12:30 p.m. Saturday, April 7
Jean Renoir’s “Grand Illusion” (1937, 1 hr. 57 min.)
Introduced by Tom Zelman, PhD (Professor of English)
Filmed by the great “poetic realist” director Jean Renoir (son of painter Pierre-Auguste Renoir), “Grand Illusion” depicts French prisoners’ attempts to escape German POW camps. Released as a humanist anti-war film on the eve of WWII, Renoir’s masterwork was banned by Nazi Propaganda Minister Joseph Goebbels, who tried to destroy all confiscated prints. Renoir’s film depicts brotherhood and the need to transcend class, race and nationality in order to stop future wars.

6:30 p.m. Saturday, April 7
Howard Hughes’ “Hell’s Angels” (1930, 2 hrs. 7 min.)
Introduced by Tammy Ostrander, PhD (Dean of School of Arts and Letters)
Produced by Howard Hughes, this spectacle focuses on the air war between Britain and Germany.
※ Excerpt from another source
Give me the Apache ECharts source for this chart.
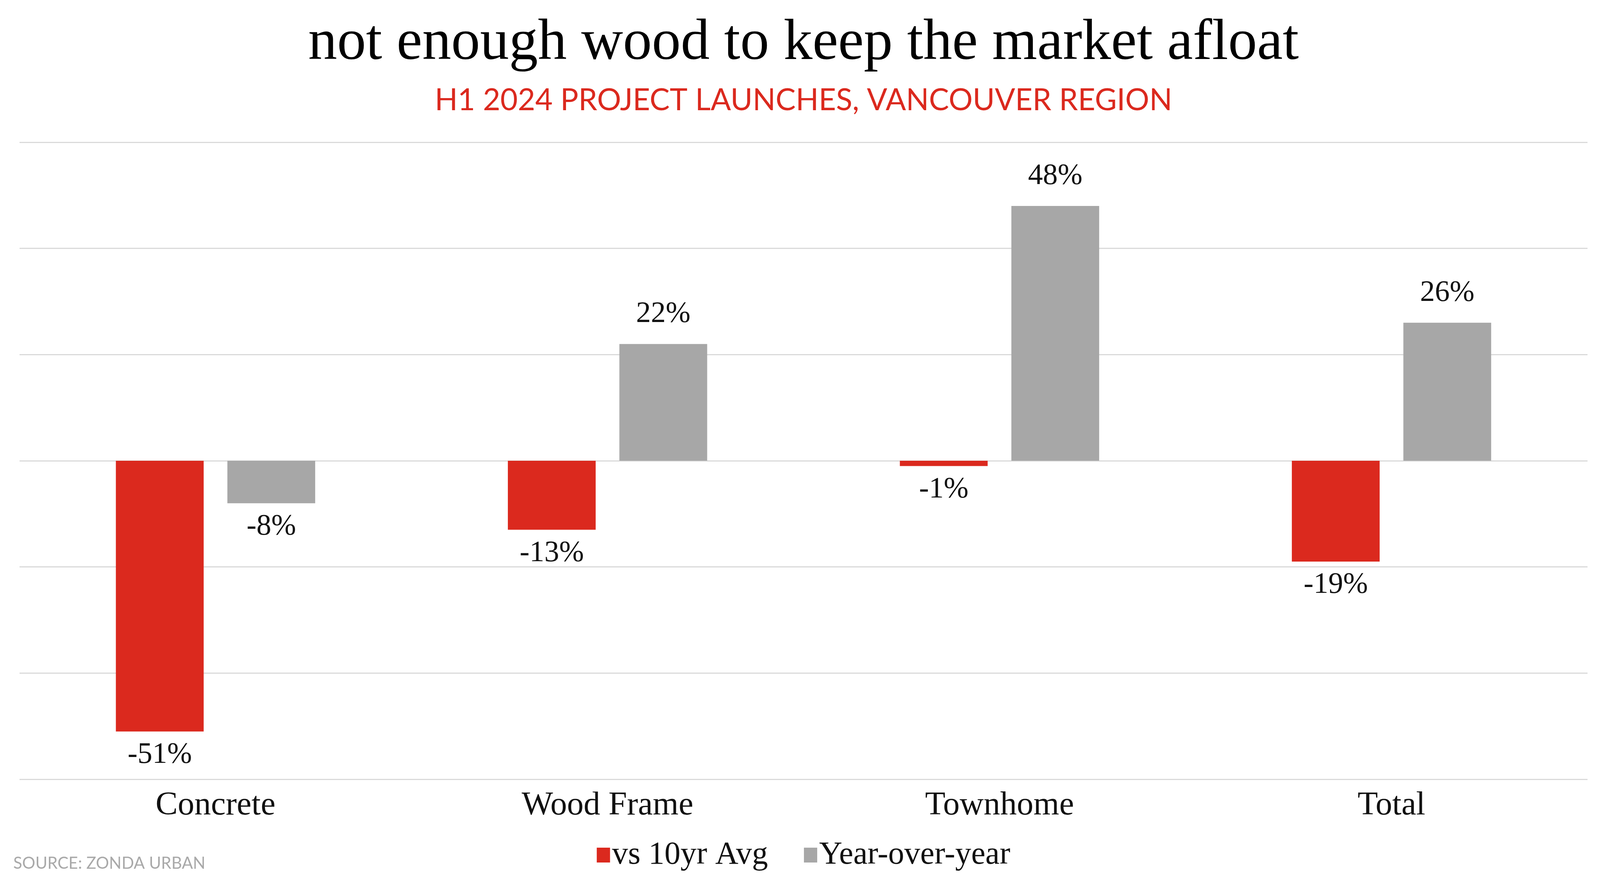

Featuring impressively choreographed aerial battles, this action epic had a difficult production history. Several pilots died during filming and it was one of the most expensive movies of its time. Taking nearly three years to produce, “Hell’s Angels” is evidence of Hughes’ wealth, power and uncompromising vision.

Cinema in the Trenches is sponsored by St. Scholastica’s Department of Communication, Theatre and Art; the School of Arts and Letters; and the St. Scholastica Library.

The second event is St. Scholastica Theatre’s WWI-themed production of the drama “Journey’s End,” opening on April 13 in St. Scholastica Theatre, behind Tower Hall. “Journey’s End” is set in 1917 and follows the story of a group of officers in the British trenches as they learn of an impending German attack.

The third event is a talk and recital, “Philosophy and Music after the Great War.” Assistant Professor of Music Nicholas Susi will perform a left-handed concerto, “Piano Concerto in D major for the Left Hand.” The piece was written by French composer Joseph Maurice Ravel for Austrian pianist Paul Wittgenstein, who lost his right arm in the war. Professor of Philosophy Steve Ostovich will provide remarks about the musical work. The recital will be at 7:30 p.m. April 20 in the Mitchell Auditorium.